* **What the task requires**:
Reproduce the listing below from the line with "Write the matplotlib code for this chart." to the line with "10.9, 1.9, 22.5]", both lines included, character for character, minus any pictures.
§ §
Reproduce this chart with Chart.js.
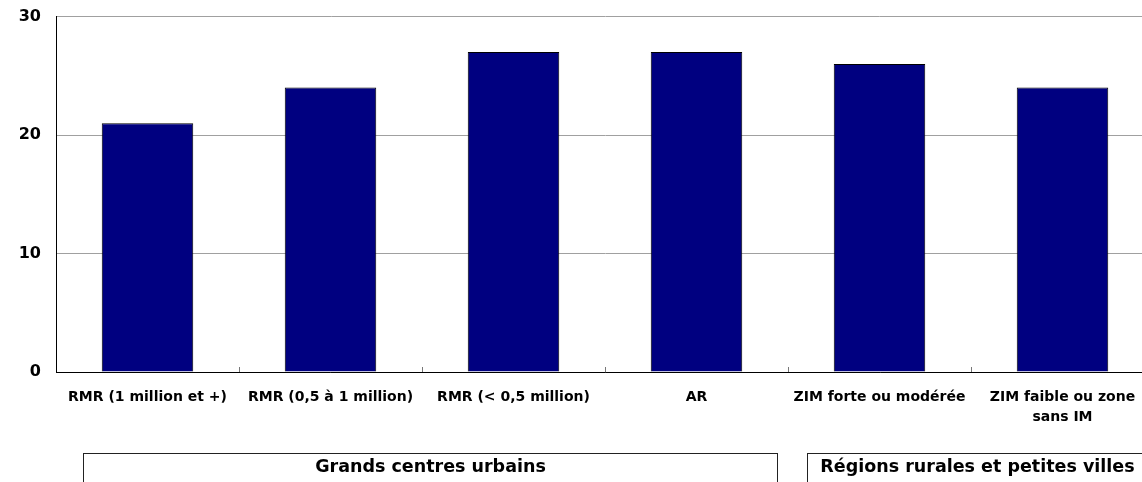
<!DOCTYPE html>
<html lang="fr">
<head>
<meta charset="utf-8">
<title>Répartition par type de région</title>
<script src="https://cdn.jsdelivr.net/npm/chart.js@4.4.1/dist/chart.umd.min.js"></script>
<style>
  html, body { margin: 0; padding: 0; background: #fff; overflow: hidden; }
  body { width: 1142px; height: 482px; position: relative; font-family: "DejaVu Sans", sans-serif; }
  #wrap { position: absolute; left: 0; top: 0; width: 1160px; height: 482px; }
  .group {
    position: absolute; top: 453px; height: 60px;
    border: 1px solid #222; box-sizing: border-box;
    font-weight: bold; font-size: 17.5px; text-align: center;
    padding-top: 2px; line-height: 20px; color: #000;
    font-family: "DejaVu Sans", sans-serif;
  }
</style>
</head>
<body>
<div id="wrap"><canvas id="chart" width="1160" height="482"></canvas></div>
<div class="group" style="left:83px; width:695px;">Grands centres urbains</div>
<div class="group" style="left:807px; width:341px;">Régions rurales et petites villes</div>
<script>
// Region types along the horizontal axis
const categories = [
  'RMR (1 million et +)',
  'RMR (0,5 à 1 million)',
  'RMR (< 0,5 million)',
  'AR',
  'ZIM forte ou modérée',
  ['ZIM faible ou zone', 'sans IM']
];
// Value per region type
const values = [21, 24, 27, 27, 26, 24];
// Vertical axis ticks
const yTicks = [0, 10, 20, 30];

const ctx = document.getElementById('chart');
new Chart(ctx, {
  type: 'bar',
  data: {
    labels: categories,
    datasets: [{
      data: values,
      backgroundColor: '#000080',
      borderColor: '#000000',
      borderWidth: 1,
      categoryPercentage: 1.0,
      barPercentage: 0.5
    }]
  },
  options: {
    responsive: false,
    animation: false,
    layout: { padding: { top: 16.5, right: 6, left: 0, bottom: 0 } },
    plugins: { legend: { display: false }, tooltip: { enabled: false } },
    scales: {
      x: {
        grid: {
          drawOnChartArea: false,
          drawTicks: true,
          tickLength: -5,
          tickColor: '#777777',
          offset: true
        },
        border: { display: true, color: '#000000', width: 1 },
        ticks: {
          color: '#000000',
          padding: 20,
          maxRotation: 0,
          autoSkip: false,
          font: { family: 'DejaVu Sans', size: 14, weight: 'bold', lineHeight: 1.46 }
        },
        afterFit: (scale) => {
          scale.height = 110;
          scale.paddingLeft = 0;
          scale.paddingRight = 0;
        }
      },
      y: {
        min: 0,
        max: 30,
        afterBuildTicks: (scale) => { scale.ticks = yTicks.map(v => ({ value: v })); },
        grid: { color: '#a0a0a0', lineWidth: 1, drawTicks: false },
        border: { display: true, color: '#000000', width: 1 },
        ticks: {
          color: '#000000',
          padding: 15,
          font: { family: 'DejaVu Sans', size: 16, weight: 'bold' }
        },
        afterFit: (scale) => {
          scale.width = 56;
          scale.paddingTop = 0;
          scale.paddingBottom = 0;
        }
      }
    }
  }
});
</script>
</body>
</html>
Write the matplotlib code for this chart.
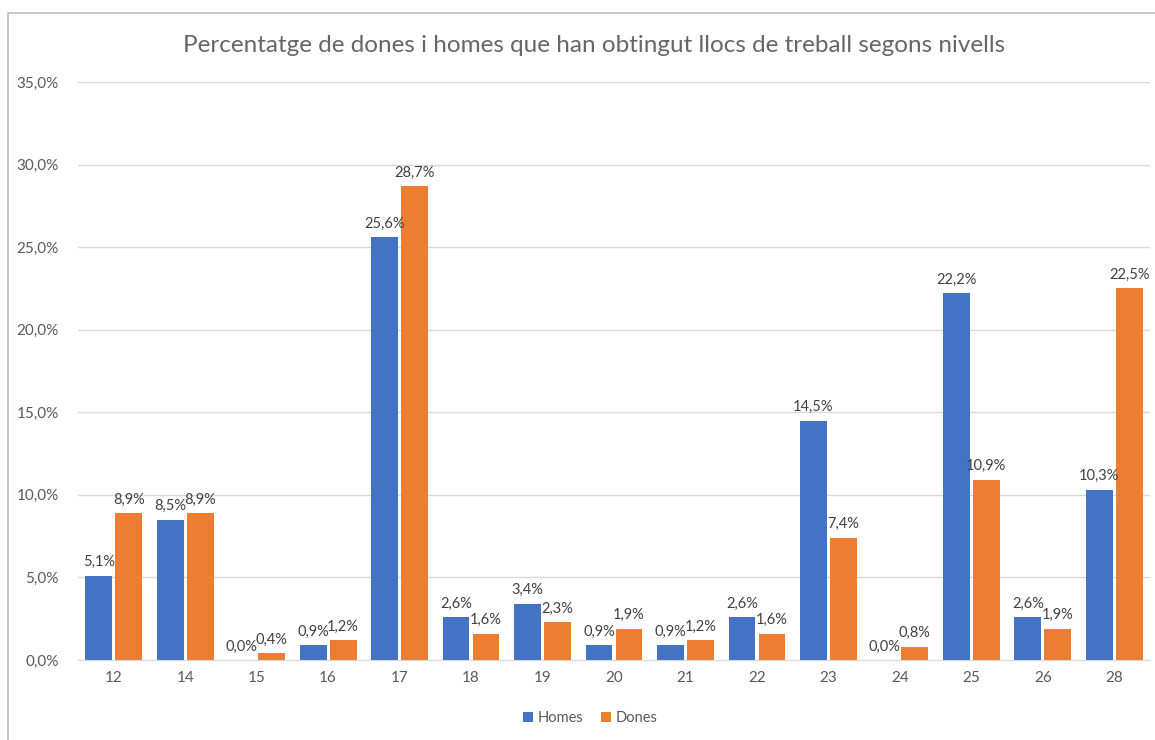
import matplotlib
matplotlib.use("Agg")
import matplotlib.pyplot as plt
import numpy as np
from matplotlib.lines import Line2D

plt.rcParams['font.family'] = ['Lato', 'DejaVu Sans']

nivells = ["12", "14", "15", "16", "17", "18", "19", "20", "21", "22", "23", "24", "25", "26", "28"]
homes = [5.1, 8.5, 0.0, 0.9, 25.6, 2.6, 3.4, 0.9, 0.9, 2.6, 14.5, 0.0, 22.2, 2.6, 10.3]
dones = [8.9, 8.9, 0.4, 1.2, 28.7, 1.6, 2.3, 1.9, 1.2, 1.6, 7.4, 0.8, 10.9, 1.9, 22.5]

gris = "#595959"
fig = plt.figure(figsize=(11.55, 7.4), dpi=100)
# vora del grafic (dalt i esquerra)
fig.lines.append(Line2D([8 / 1155, 8 / 1155, 1], [0, 1 - 13 / 740, 1 - 13 / 740], transform=fig.transFigure,
                        color="#bfbfbf", linewidth=1.2))
ax = fig.add_axes([78 / 1155, 80 / 740, 1072 / 1155, 578 / 740])

x = np.arange(len(nivells))
w = 0.375
b1 = ax.bar(x - 0.21, homes, w, color="#4472C4", label="Homes")
b2 = ax.bar(x + 0.21, dones, w, color="#ED7D31", label="Dones")

def etiqueta(v):
    return ("%.1f%%" % v).replace(".", ",")

for bars, vals in [(b1, homes), (b2, dones)]:
    for r, v in zip(bars, vals):
        ax.text(r.get_x() + r.get_width() / 2, v + 0.4, etiqueta(v), ha="center", va="bottom",
                fontsize=10.5, color="#404040")

ax.set_xlim(-0.5, len(nivells) - 0.5)
ax.set_ylim(0, 35)
ax.set_yticks(np.arange(0, 36, 5))
ax.set_yticklabels([("%.1f%%" % t).replace(".", ",") for t in np.arange(0, 36, 5)])
ax.set_xticks(x)
ax.set_xticklabels(nivells)
ax.tick_params(axis="both", length=0, labelsize=11, colors=gris)
ax.tick_params(axis="y", pad=14)
ax.tick_params(axis="x", pad=8)
ax.grid(axis="y", color="#d9d9d9", linewidth=1)
ax.set_axisbelow(True)
for s in ["top", "right", "left"]:
    ax.spines[s].set_visible(False)
ax.spines["bottom"].set_color("#d9d9d9")

fig.text(0.514, 1 - 45 / 740, "Percentatge de dones i homes que han obtingut llocs de treball segons nivells",
         ha="center", va="center", fontsize=17.5, color="#666666")
fig.legend(handles=[b1, b2], loc="center", bbox_to_anchor=(590 / 1155, 1 - 718 / 740), ncol=2,
           frameon=False, fontsize=10.5, handlelength=0.7, handleheight=0.7, handletextpad=0.3,
           columnspacing=1.2, labelcolor=gris)

fig.savefig("out.png", dpi=100)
§ §
* **Response below**:
Write the matplotlib code for this chart.
import matplotlib
matplotlib.use("Agg")
import matplotlib.pyplot as plt
import numpy as np
from matplotlib.lines import Line2D

plt.rcParams['font.family'] = ['Lato', 'DejaVu Sans']

nivells = ["12", "14", "15", "16", "17", "18", "19", "20", "21", "22", "23", "24", "25", "26", "28"]
homes = [5.1, 8.5, 0.0, 0.9, 25.6, 2.6, 3.4, 0.9, 0.9, 2.6, 14.5, 0.0, 22.2, 2.6, 10.3]
dones = [8.9, 8.9, 0.4, 1.2, 28.7, 1.6, 2.3, 1.9, 1.2, 1.6, 7.4, 0.8, 10.9, 1.9, 22.5]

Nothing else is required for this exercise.